Grexit: When will Greece leave the Eurozone?

Partner: Prague Centre for Transatlantic Relations
Keywords: Economic Security, EU, Europe

The Prague Centre for Transatlantic Relations of the CEVRO Institute organized a public debate entitled „Grexit: When Greece leaves the Eurozone? “, which took place on 9th April. The main speakers of the event were Lenka Zlamalova (journalist, ECHO24), Petr Robejsek (political scientist and advisor for strategic issues) and Zdenek Tuma (former Governor of the Czech National Bank). The president of the CEVRO Institute Josef Sima opened the event. The economic website ROKLEN 24 was the main media partner of the event.

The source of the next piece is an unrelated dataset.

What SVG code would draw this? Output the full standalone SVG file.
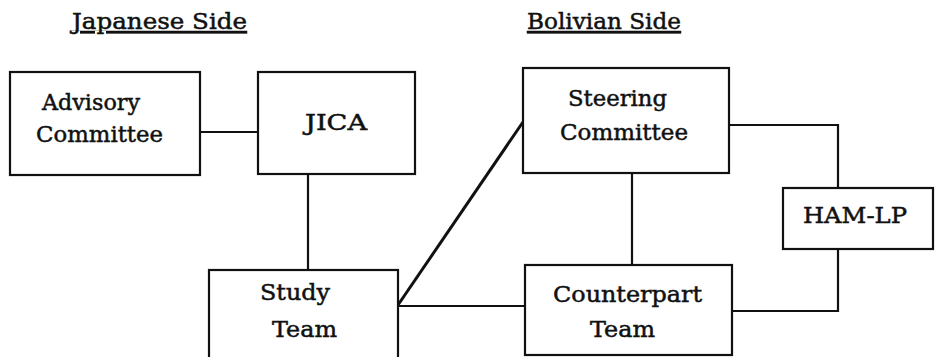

Lenka Zlamalova concentrated on the current political and economic situation in Greece and possible consequences for the whole of European Union. “Greece has paid it debts, but on Monday, they will not have money to pay pensions or other social services,” said the journalist. “J.P. Morgan, one of the most influential financial institutions announced that banks should count with the fact that Greece leaves the Eurozone,” continued Zlamalova. She also mentioned that the ruling party Syriza is trying to blackmail EU by threats that it would allow undesirable migration to the Schengen area.  Current government is also seeking an oath to cooperate with Russia. According to the journalist, this situation needs to be solved before the trend spreads to other South European countries. Reportedly, Greeks have accepted that they are about to leave the Eurozone and they are acting according to that fact. At the same time, Europe seems ready to allow Greece to leave the Eurozone with dignity. “The sooner it happens, the better for both sides,” closed Zlamalova her remarks.

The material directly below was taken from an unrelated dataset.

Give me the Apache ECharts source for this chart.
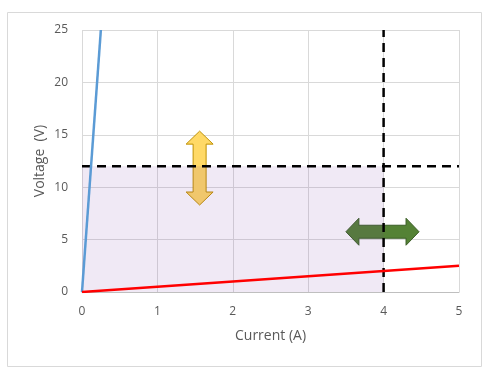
<!DOCTYPE html>
<html>
<head>
<meta charset="utf-8">
<script src="https://cdn.jsdelivr.net/npm/echarts@6/dist/echarts.min.js"></script>
<style>
  html, body { margin: 0; padding: 0; background: #fff; }
  #main { width: 493px; height: 378px; }
</style>
</head>
<body>
<div id="main"></div>
<script>
// axis ranges and ticks
var xTicks = [0, 1, 2, 3, 4, 5];
var yTicks = [0, 5, 10, 15, 20, 25];

// the two load lines
var blueLine = [[0, 0], [0.25, 25]];
var redLine = [[0, 0], [5, 2.5]];

// operating limits (dashed) and the shaded region under them
var limitCurrent = 4;
var limitVoltage = 12;
var shadedArea = [[0, 12], [4, 12]];

// arrows: [x1, y1, x2, y2] in data units
var yellowArrow = [1.56, 8.3, 1.56, 15.35];
var greenArrow = [3.5, 5.75, 4.47, 5.75];

var textColor = "#595959";
var fontFamily = "'Open Sans', 'Liberation Sans', sans-serif";

function arrowItem(params, api){
	var p1 = api.coord([api.value(0), api.value(1)]);
	var p2 = api.coord([api.value(2), api.value(3)]);
	var dx = p2[0] - p1[0], dy = p2[1] - p1[1];
	var len = Math.sqrt(dx*dx + dy*dy);
	var ux = dx/len, uy = dy/len;
	var nx = -uy, ny = ux;
	var shaft = 6.5, head = 13.5, hl = 13;
	function pt(t, w){
		return [p1[0] + ux*t + nx*w, p1[1] + uy*t + ny*w];
	}
	var pts = [
		pt(0, 0), pt(hl, head), pt(hl, shaft), pt(len - hl, shaft), pt(len - hl, head),
		pt(len, 0), pt(len - hl, -head), pt(len - hl, -shaft), pt(hl, -shaft), pt(hl, -head)
	];
	var c = params.seriesIndex === 0 ? ["#ffd966", "#bf9000"] : ["#548235", "#3b5e26"];
	return {
		type: "polygon",
		shape: { points: pts },
		style: { fill: c[0], stroke: c[1], lineWidth: 1 }
	};
}

var chart = echarts.init(document.getElementById("main"));
chart.setOption({
	animation: false,
	grid: { left: 82, right: 34, top: 30, bottom: 86 },
	graphic: [{
		type: "rect",
		shape: { x: 7.5, y: 12.5, width: 474, height: 354 },
		style: { fill: "none", stroke: "#d9d9d9", lineWidth: 1 },
		silent: true
	}],
	xAxis: {
		type: "value",
		min: xTicks[0], max: xTicks[xTicks.length - 1], interval: 1,
		name: "Current (A)", nameLocation: "middle", nameGap: 37, nameMoveOverlap: false,
		nameTextStyle: { color: textColor, fontSize: 14, fontFamily: fontFamily },
		axisLine: { show: true, lineStyle: { color: "#bfbfbf", width: 1 } },
		axisTick: { show: false },
		axisLabel: { color: textColor, fontSize: 12, fontFamily: fontFamily, margin: 14 },
		splitLine: { show: true, lineStyle: { color: "#d9d9d9", width: 1 } }
	},
	yAxis: {
		type: "value",
		min: yTicks[0], max: yTicks[yTicks.length - 1], interval: 5,
		name: "Voltage  (V)", nameLocation: "middle", nameGap: 35, nameMoveOverlap: false,
		nameTextStyle: { color: textColor, fontSize: 14, fontFamily: fontFamily },
		axisLine: { show: false },
		axisTick: { show: false },
		axisLabel: { color: textColor, fontSize: 12, fontFamily: fontFamily, margin: 14 },
		splitLine: { show: true, lineStyle: { color: "#d9d9d9", width: 1 } }
	},
	series: [
		{ type: "custom", renderItem: arrowItem, data: [yellowArrow], z: 1, silent: true },
		{ type: "custom", renderItem: arrowItem, data: [greenArrow], z: 1, silent: true },
		{
			type: "line", data: shadedArea, symbol: "none", z: 2, silent: true,
			lineStyle: { width: 0 },
			areaStyle: { color: "rgba(112,48,160,0.15)", origin: "start" }
		},
		{
			type: "line", data: [[limitCurrent, 0], [limitCurrent, 25]], symbol: "none", z: 3,
			lineStyle: { color: "#000", width: 2.5, type: [9, 6] }
		},
		{
			type: "line", data: [[0, limitVoltage], [5, limitVoltage]], symbol: "none", z: 3,
			lineStyle: { color: "#000", width: 2.5, type: [9, 6] }
		},
		{
			type: "line", data: blueLine, symbol: "none", z: 4,
			lineStyle: { color: "#5b9bd5", width: 2.5 }
		},
		{
			type: "line", data: redLine, symbol: "none", z: 4,
			lineStyle: { color: "#ff0000", width: 2.5 }
		}
	]
});
</script>
</body>
</html>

Zdenek Tuma presented his very realistic opinion on the Greek position. He reminded the audience that Euro should have become the most stable currency, but it didn´t work out. “It´s not important what currency the country has if it is bankrupted,” said Tuma. The former Head of the Czech National Bank also explained the role of so called fiscal illusion and overrated expectations. “The Eurozone were supposed to be the safest area with guaranteed currency stability. But these expectations were not fulfilled,” added Tuma. He said that being a member of the Eurozone does not say anything about the fiscal situation of the country and it also does not mean stability ever after. According to Tuma, the return to drachma is not a solution as Greece is missing the trust of investors and is reluctant to accept foreign capital.

Petr Robejsek closed the panel with his rather euro skeptical remarks. The European integration, he claimed, was a tool to establish unified Europe. But the project failed on both fields – politics as well as economy. “The Eurozone may have been established with good intentions, but it went a totally opposite way,” said Robejsek. “Selfish decisions made by the EU leaders caused the rise of euro skeptical parties that are reflecting the disappointment of the citizens, and also brought back old animosities that were forgotten – like anti-germanism,” warned Robejsek.

As usually, the panel was followed by a lively discussion with the audience. Our thanks go to the media partner and our friends and colleagues from Civic Institute.